Hallo Hans,
ich freue mich besonders, dass du dich mit meinem Text auseinandergesetzt hast, zumal du eine gewisse Mitverantwortung dafür trägst. Ja
, denn dein großartig zu lesender
Leser hat mich inspiriert, zumindest, was die Grundidee (Ich=Du?) angeht.

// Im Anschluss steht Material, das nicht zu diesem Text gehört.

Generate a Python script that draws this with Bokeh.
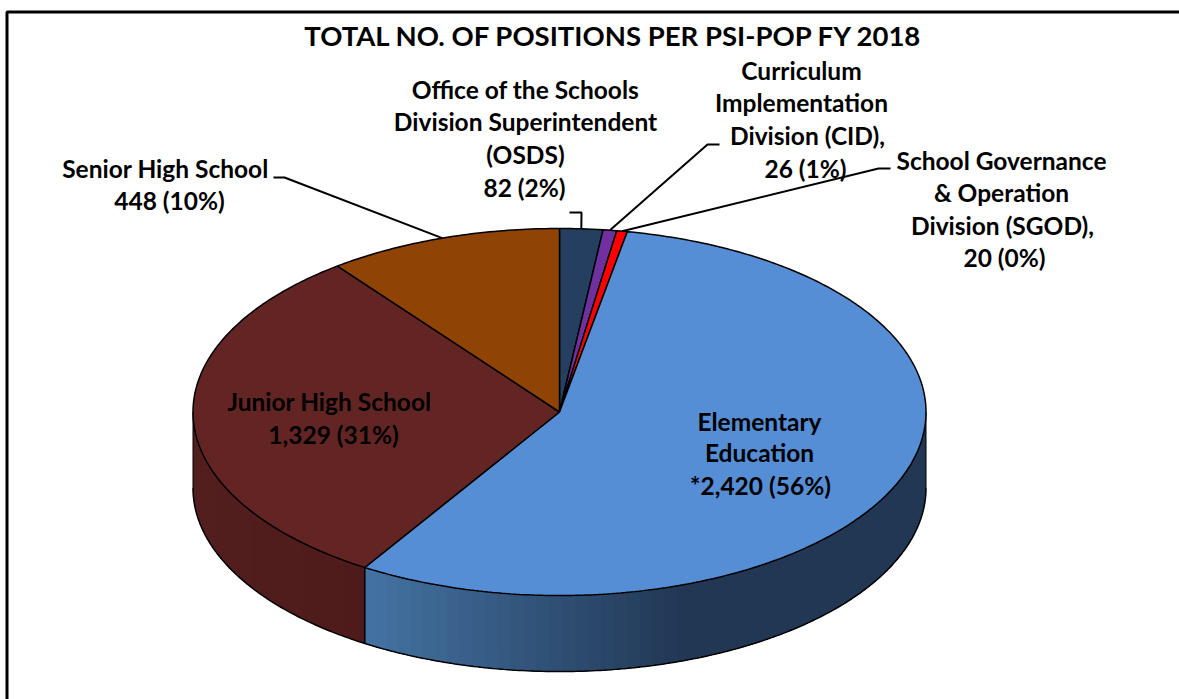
from bokeh.plotting import figure
from bokeh.embed import file_html
from bokeh.resources import INLINE
from bokeh.core.properties import value
from bokeh.models import Range1d
import numpy as np

names = ["OSDS", "CID", "SGOD", "Elementary", "JHS", "SHS"]
counts = [82, 26, 20, 2420, 1329, 448]
top_colors = ["#243f60", "#7030a0", "#ff0000", "#558ed5", "#632523", "#8f4305"]

title = [("TOTAL NO. OF POSITIONS PER PSI-POP FY 2018", 613.5, 35)]
labels = [
    ("Office of the Schools", 525, 89),
    ("Division Superintendent", 525, 121),
    ("(OSDS)", 525, 154),
    ("82  (2%)", 527, 187),
    ("Curriculum", 801, 70),
    ("Implementation", 801, 102),
    ("Division (CID),", 807, 135),
    ("26 (1%)", 805, 168),
    ("School Governance", 1001, 160),
    ("& Operation", 1001, 192),
    ("Division (SGOD),", 1002, 225),
    ("20 (0%)", 1004, 257),
    ("Senior High School", 165, 168),
    ("448 (10%)", 169, 200),
    ("Junior High School", 329, 401),
    ("1,329 (31%)", 333, 434),
    ("Elementary", 759, 421),
    ("Education", 759, 452),
    ("*2,420 (56%)", 760, 485),
]

cx, cy, rx, ry, depth = 559.0, 411.5, 366.5, 183.5, 76.0


def px(t):
    return cx + rx * np.sin(t)


def py(t):
    return cy - ry * np.cos(t)


def lerp_color(c1, c2, f):
    a = [int(c1[i:i + 2], 16) for i in (1, 3, 5)]
    b = [int(c2[i:i + 2], 16) for i in (1, 3, 5)]
    return "#%02x%02x%02x" % tuple(int(round(a[i] + (b[i] - a[i]) * f)) for i in range(3))


p = figure(width=1179, height=699, output_backend="svg", toolbar_location=None,
           x_range=Range1d(0, 1179), y_range=Range1d(699, 0),
           min_border=0, outline_line_color=None)
p.axis.visible = False
p.grid.visible = False
p.background_fill_color = "white"

# frame
p.line([6.5, 6.5, 1179], [699, 11.5, 11.5], line_color="black", line_width=3)

fracs = np.array(counts) / sum(counts)
edges = np.concatenate([[0], np.cumsum(fracs)]) * 2 * np.pi
el0, el1 = edges[3], edges[4]
vis0, vis1 = np.pi / 2, 3 * np.pi / 2


def wall(t0, t1, n, color_of):
    # painted from the far end back; each strip covers the remainder, so no seams
    ts = np.linspace(t0, t1, n + 1)
    for a, b in zip(ts[:-1], ts[1:]):
        t = np.linspace(a, t1, max(int((t1 - a) * 60), 3))
        xs = np.concatenate([px(t), px(t)[::-1]])
        ys = np.concatenate([py(t), py(t)[::-1] + depth])
        p.patch(xs, ys, fill_color=color_of(px((a + b) / 2)), line_color=None)


wall(vis0, el1, 60,
     lambda mx: lerp_color("#4473a3", "#213754", float(np.clip((mx - px(el1)) / 320.0, 0, 1))))
wall(el1, vis1, 14,
     lambda mx: lerp_color("#4f1b1a", "#531e1e", float(np.clip((px(el1) - mx) / 172.0, 0, 1))))

# side outlines
t = np.linspace(vis0, vis1, 300)
p.line(px(t), py(t) + depth, line_color="black", line_width=1.5)
p.line([px(vis0)] * 2, [py(vis0), py(vis0) + depth], line_color="black", line_width=1)
p.line([px(vis1)] * 2, [py(vis1), py(vis1) + depth], line_color="black", line_width=1)
p.line([px(el1)] * 2, [py(el1), py(el1) + depth], line_color="black", line_width=1.5)

# top slices
for i in range(len(counts)):
    n = max(int((edges[i + 1] - edges[i]) * 80), 4)
    t = np.linspace(edges[i], edges[i + 1], n)
    xs = np.concatenate([[cx], px(t)])
    ys = np.concatenate([[cy], py(t)])
    p.patch(xs, ys, fill_color=top_colors[i], line_color="black", line_width=1.5)

# leader lines anchored on slices' mid angle
mid = (edges[:-1] + edges[1:]) / 2
p.line([273, 284, px(mid[5])], [177, 177, py(mid[5])], line_color="black", line_width=2)
p.line([569, 581, px(mid[0])], [212, 212, py(mid[0])], line_color="black", line_width=2)
p.line([719, 707, px(mid[1])], [144, 144, py(mid[1])], line_color="black", line_width=2)
p.line([890, 878, px(mid[2])], [168, 168, py(mid[2])], line_color="black", line_width=2)

# labels
p.text([l[1] for l in labels], [l[2] for l in labels], text=[l[0] for l in labels],
       text_font=value("Lato"), text_font_style="bold", text_font_size="24.5px",
       text_color="black", text_align="center", text_baseline="middle")
p.text([l[1] for l in title], [l[2] for l in title], text=[l[0] for l in title],
       text_font=value("Lato"), text_font_style="bold", text_font_size="27.5px",
       text_color="black", text_align="center", text_baseline="middle")

open("out.html", "w").write(file_html(p, INLINE))
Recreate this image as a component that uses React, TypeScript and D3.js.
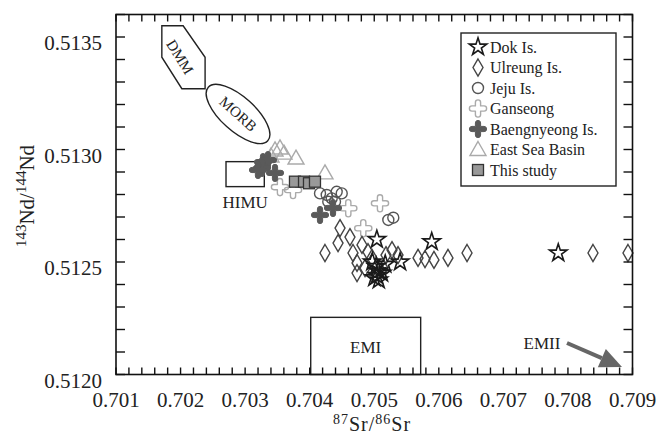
import React from "react";
import * as d3 from "d3";

// Sr–Nd isotope compositions, [87Sr/86Sr, 143Nd/144Nd]
const dokIs: [number, number][] = [
  [0.70504, 0.51260], [0.70540, 0.51250], [0.70589, 0.51259], [0.70785, 0.51254],
  [0.70506, 0.51246], [0.70504, 0.51244], [0.70507, 0.51242], [0.70503, 0.51248],
  [0.70497, 0.51250], [0.70517, 0.51249], [0.70512, 0.51245], [0.70500, 0.51243],
];
const ulreungIs: [number, number][] = [
  [0.704237, 0.51254], [0.704470, 0.512651], [0.704624, 0.512611], [0.704439, 0.512584],
  [0.704671, 0.51254], [0.704733, 0.512496], [0.704733, 0.512451], [0.705678, 0.512518],
  [0.705786, 0.512513], [0.705925, 0.512509], [0.706142, 0.512518], [0.706437, 0.51254],
  [0.708388, 0.51254], [0.708930, 0.51254], [0.704810, 0.512576], [0.704903, 0.512544],
  [0.704965, 0.512518], [0.705182, 0.512531], [0.705275, 0.512553], [0.705368, 0.512531],
  [0.704857, 0.512473], [0.705136, 0.512473],
];
const jejuIs: [number, number][] = [
  [0.704160, 0.512805], [0.704264, 0.512798], [0.704341, 0.512783], [0.704418, 0.512812],
  [0.704496, 0.512805], [0.704288, 0.512768], [0.704392, 0.512768], [0.705218, 0.512687],
  [0.705295, 0.512697],
];
const ganseong: [number, number][] = [
  [0.703540, 0.512833], [0.703742, 0.512820], [0.704598, 0.512739], [0.705089, 0.512761],
  [0.704830, 0.512650],
];
const baengnyeongIs: [number, number][] = [
  [0.703277, 0.512944], [0.703354, 0.512953], [0.703261, 0.512918], [0.703199, 0.512909],
  [0.703463, 0.512896], [0.704160, 0.512709], [0.704361, 0.512740],
];
const eastSeaBasin: [number, number][] = [
  [0.703463, 0.512998], [0.703540, 0.513007], [0.703602, 0.512984], [0.703788, 0.512962],
  [0.704237, 0.512896], [0.703401, 0.512971],
];
const thisStudy: [number, number][] = [
  [0.703772, 0.512857], [0.703912, 0.512857], [0.703989, 0.512850], [0.704082, 0.512857],
];

// Mantle end-member fields
const dmmField: [number, number][] = [
  [0.70171, 0.51355], [0.70204, 0.51355], [0.70238, 0.51341],
  [0.70238, 0.51327], [0.70202, 0.51327], [0.70171, 0.51341],
];
const morbCenter: [number, number] = [0.70289, 0.513158];
const himuBox: [number, number, number, number] = [0.702704, 0.512946, 0.703297, 0.512835];
const emiBox: [number, number, number, number] = [0.704016, 0.512254, 0.705719, 0.5120];

const xTicks = [0.701, 0.702, 0.703, 0.704, 0.705, 0.706, 0.707, 0.708, 0.709];
const yTicks = [0.512, 0.5125, 0.513, 0.5135];

const seriesNames = [
  "Dok Is.", "Ulreung Is.", "Jeju Is.", "Ganseong", "Baengnyeong Is.", "East Sea Basin", "This study",
];

const W = 658;
const H = 436;
const left = 116, right = 632.5, top = 14.5, bottom = 374.5;

const x = d3.scaleLinear().domain([0.701, 0.709]).range([left, right]);
const y = d3.scaleLinear().domain([0.512, 0.5136]).range([bottom, top]);

const serif = "'Liberation Serif', 'Times New Roman', serif";

type Kind = "star" | "diamond" | "circle" | "ganseong" | "baeng" | "triangle" | "square";

// four-armed outline cross with rounded arm ends
const crossPath = (arm: number, half: number) =>
  `M${-half},${-arm}A${half},${half} 0 0 1 ${half},${-arm}L${half},${-half}L${arm},${-half}` +
  `A${half},${half} 0 0 1 ${arm},${half}L${half},${half}L${half},${arm}` +
  `A${half},${half} 0 0 1 ${-half},${arm}L${-half},${half}L${-arm},${half}` +
  `A${half},${half} 0 0 1 ${-arm},${-half}L${-half},${-half}Z`;

function Marker({ kind, cx, cy }: { kind: Kind; cx: number; cy: number }) {
  const t = `translate(${cx},${cy})`;
  switch (kind) {
    case "star":
      return <path transform={t} d={d3.symbol(d3.symbolStar, 95)()!} fill="none" stroke="#1a1a1a" strokeWidth={1.6} />;
    case "diamond":
      return <path transform={t} d="M0,-8.5L5,0L0,8.5L-5,0Z" fill="none" stroke="#444" strokeWidth={1.4} />;
    case "circle":
      return <circle cx={cx} cy={cy} r={5.5} fill="none" stroke="#555" strokeWidth={1.4} />;
    case "ganseong":
      return <path transform={t} d={crossPath(6, 2.6)} fill="none" stroke="#aaa" strokeWidth={1.4} strokeLinejoin="round" />;
    case "baeng":
      return <path transform={t} d={crossPath(6, 2.6)} fill="#5a5a5a" stroke="#5a5a5a" strokeWidth={1} strokeLinejoin="round" />;
    case "triangle":
      return <path transform={t} d="M0,-8L8,6L-8,6Z" fill="none" stroke="#aaa" strokeWidth={1.4} />;
    case "square":
      return <rect x={cx - 5.5} y={cy - 5.5} width={11} height={11} fill="#999" stroke="#333" strokeWidth={1.3} />;
  }
}

const groups: { kind: Kind; data: [number, number][] }[] = [
  { kind: "triangle", data: eastSeaBasin },
  { kind: "ganseong", data: ganseong },
  { kind: "circle", data: jejuIs },
  { kind: "diamond", data: ulreungIs },
  { kind: "baeng", data: baengnyeongIs },
  { kind: "square", data: thisStudy },
  { kind: "star", data: dokIs },
];
const legendKinds: Kind[] = ["star", "diamond", "circle", "ganseong", "baeng", "triangle", "square"];

export default function App() {
  const xMinor = d3.range(0, 41).map((i) => 0.701 + i * 0.0002);
  const yMinor = d3.range(0, 17).map((i) => 0.512 + i * 0.0001);
  const dmmPath = d3.line()(dmmField.map(([a, b]) => [x(a), y(b)]))! + "Z";
  const [mx, my] = [x(morbCenter[0]), y(morbCenter[1])];
  const arrowFrom: [number, number] = [567, 343];
  const arrowTo: [number, number] = [622, 367];
  const ang = Math.atan2(arrowTo[1] - arrowFrom[1], arrowTo[0] - arrowFrom[0]);
  const headLen = 22, headW = 10;
  const bx = arrowTo[0] - headLen * Math.cos(ang), by = arrowTo[1] - headLen * Math.sin(ang);
  const head = `M${arrowTo[0]},${arrowTo[1]}L${bx - headW * Math.sin(ang)},${by + headW * Math.cos(ang)}L${bx + headW * Math.sin(ang)},${by - headW * Math.cos(ang)}Z`;

  return (
    <svg width={W} height={H} style={{ position: "absolute", left: 0, top: 0, background: "#fff" }} fontFamily={serif}>
      {/* end-member fields */}
      <path d={dmmPath} fill="none" stroke="#222" strokeWidth={1.4} />
      <text transform={`translate(${x(0.701991)},${y(0.513411)}) rotate(58)`} textAnchor="middle" dominantBaseline="central" fontSize={15} fill="#222">DMM</text>
      <ellipse transform={`translate(${mx},${my}) rotate(42)`} rx={40} ry={17} fill="none" stroke="#222" strokeWidth={1.4} />
      <text transform={`translate(${mx},${my}) rotate(42)`} textAnchor="middle" dominantBaseline="central" fontSize={15} fill="#222">MORB</text>
      <rect x={x(himuBox[0])} y={y(himuBox[1])} width={x(himuBox[2]) - x(himuBox[0])} height={y(himuBox[3]) - y(himuBox[1])} fill="none" stroke="#222" strokeWidth={1.4} />
      <text x={(x(himuBox[0]) + x(himuBox[2])) / 2} y={208} textAnchor="middle" fontSize={17} fill="#222">HIMU</text>
      <rect x={x(emiBox[0])} y={y(emiBox[1])} width={x(emiBox[2]) - x(emiBox[0])} height={y(emiBox[3]) - y(emiBox[1])} fill="none" stroke="#222" strokeWidth={1.4} />
      <text x={(x(emiBox[0]) + x(emiBox[2])) / 2} y={353} textAnchor="middle" fontSize={17} fill="#222">EMI</text>
      <text x={542} y={349} textAnchor="middle" fontSize={17} fill="#222">EMII</text>
      <line x1={arrowFrom[0]} y1={arrowFrom[1]} x2={bx} y2={by} stroke="#666" strokeWidth={4} />
      <path d={head} fill="#666" />

      {/* data */}
      {groups.map((g, gi) => (
        <g key={gi}>
          {g.data.map(([a, b], i) => (
            <Marker key={i} kind={g.kind} cx={x(a)} cy={y(b)} />
          ))}
        </g>
      ))}

      {/* frame and ticks */}
      <rect x={left} y={top} width={right - left} height={bottom - top} fill="none" stroke="#111" strokeWidth={1.6} />
      {xMinor.map((v, i) => (
        <g key={"xt" + i} stroke="#111" strokeWidth={1.4}>
          <line x1={x(v)} x2={x(v)} y1={bottom} y2={bottom - 7} />
          <line x1={x(v)} x2={x(v)} y1={top} y2={top + 7} />
        </g>
      ))}
      {yMinor.map((v, i) => (
        <g key={"yt" + i} stroke="#111" strokeWidth={1.4}>
          <line x1={left} x2={left + 9} y1={y(v)} y2={y(v)} />
          <line x1={right} x2={right - 9} y1={y(v)} y2={y(v)} />
        </g>
      ))}
      {xTicks.map((v) => (
        <text key={"xl" + v} x={x(v)} y={407} textAnchor="middle" fontSize={21} fill="#222">{d3.format(".3f")(v)}</text>
      ))}
      {yTicks.map((v) => (
        <text key={"yl" + v} x={102} y={y(v) + 13} textAnchor="end" fontSize={21} fill="#222">{d3.format(".4f")(v)}</text>
      ))}

      {/* axis titles */}
      <text x={372} y={431} textAnchor="middle" fontSize={20} letterSpacing={1} fill="#222">
        <tspan fontSize={14} dy={-7}>87</tspan>
        <tspan dy={7}>Sr/</tspan>
        <tspan fontSize={14} dy={-7}>86</tspan>
        <tspan dy={7}>Sr</tspan>
      </text>
      <text transform={`translate(34,${196}) rotate(-90)`} textAnchor="middle" fontSize={21} fill="#222">
        <tspan fontSize={15} dy={-8}>143</tspan>
        <tspan dy={8}>Nd/</tspan>
        <tspan fontSize={15} dy={-8}>144</tspan>
        <tspan dy={8}>Nd</tspan>
      </text>

      {/* legend */}
      <rect x={461} y={33} width={155} height={153} fill="#fff" stroke="#222" strokeWidth={1.4} />
      {seriesNames.map((name, i) => {
        const ly = 47 + i * 20.5;
        return (
          <g key={name}>
            <Marker kind={legendKinds[i]} cx={478} cy={ly} />
            <text x={490} y={ly + 5.5} fontSize={16} fill="#222">{name}</text>
          </g>
        );
      })}
    </svg>
  );
}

Zu deinen Anmerkungen (wobei sich sicher einiges schon im Dialog mit Lord Nelson erklärt):
Es ist natürlich so, dass das Spiegelmotiv immer wieder gern genommen wird, aber eben immer in anderen Zusammenhängen. Jimi Hendrix sah nur sich im Spiegel; durch das Zerschlagen machte er den Blick auf die ganze Welt frei und konnte sich dadurch auf sein Ziel konzentrieren: "I am searching for my love to be". Das ICH in meinen Text sieht sich nicht im Spiegel, nur die Kontur, den Schein von sich selbst, mit dem es sich nicht identifizieren kann. Solange der Schein gewahrt bleibt, kann das ICH sich aber nicht von dem DU befreien. Da das ICH (Gefühle, Seele, Bewusstsein) eben nicht gespiegelt wird, habe ich als Titel "Dein Bild im Spiegel" gewählt.
Hinter Schneewittchens Kristall verbirgt sich der gläserne Sarg, in dem Schneewittchen (ICH, Gefühle, ...) scheintot gebannt ist. Ich finde schon, das Bild sieht aus, wie eingemeißelt, weil Schneewittchen ja unter der Scheibe liegt. Und das Ganze ist nur passiert, weil die Stiefmutter ihre Eitelkeit durch Befragung des Spiegels (Konventionen, Zwänge, ...) befriedigt hat.
Den Begriff
synergetische Einheit fand ich ganz passend, da ein gleißender Lichtschein auf einem Spiegel das Bild etwas verschwommen aussehen lässt (ähnlich wie eine Fatamorgana); das Bild wirkt zusammen mit dem Licht, verschmilzt zu einer Einheit. Der Betrachter ist geblendet. Und
Synergie ist ja auch nicht wirklich ein Modewort, inzwischen schon eher üblicher Sprachgebrauch. Aber um ehrlich zu sein, habe ich darüber auch nicht nachgedacht, auch nicht woher das Wort kommt (altgriechisch oder nicht), sondern nur wohin es führt. Das Zusammenspiel der Zeilen in der Strophe ist dieses: Das DU treibt den schönen Schein an die Spitze (Zenit), das Bild geht immer mehr unter darin, verschmilzt mit dem Schein, das ICH ist in dieser verschwommenen Scheinwelt (Fatamorganas Kristall) gefangen und geblendet von der Eitelkeit.
Ja, die Inkonzinnität, der nicht wechselnde Begriff des Kristalls, ist Absicht, da das Thema immer dasselbe ist, die Beleuchtung/Bildschärfe sich aber ändert/entwickelt und damit den Kristall anders wirken lässt; daher das wechselnde, an die Lichtverhältnisse angepasste Genitivattribut, was letztlich auch den Interpretationsspielraum erweitert.
Katarakts Kristall ist der trübe Kristall im Schein der Dämmerung. (Katarakt = Linsentrübung, den Wasserfall meinte ich nicht) Daher auch "Ich bin betrübt." Das ICH wird in der Dunkelheit, wenn der Schein nicht mehr wirken kann, das Bild (DU) nicht mehr sichtbar ist, der Spiegel verhüllt ist vom Schrein, endlich frei, das bewusste ICH kommt zum Vorschein, die inneren Werte entfalten sich, was den Spiegel sinnbildlich in unzählige Kristallsplitter zerspringen lässt.
…das waren so meine Gedanken, als ich schieb.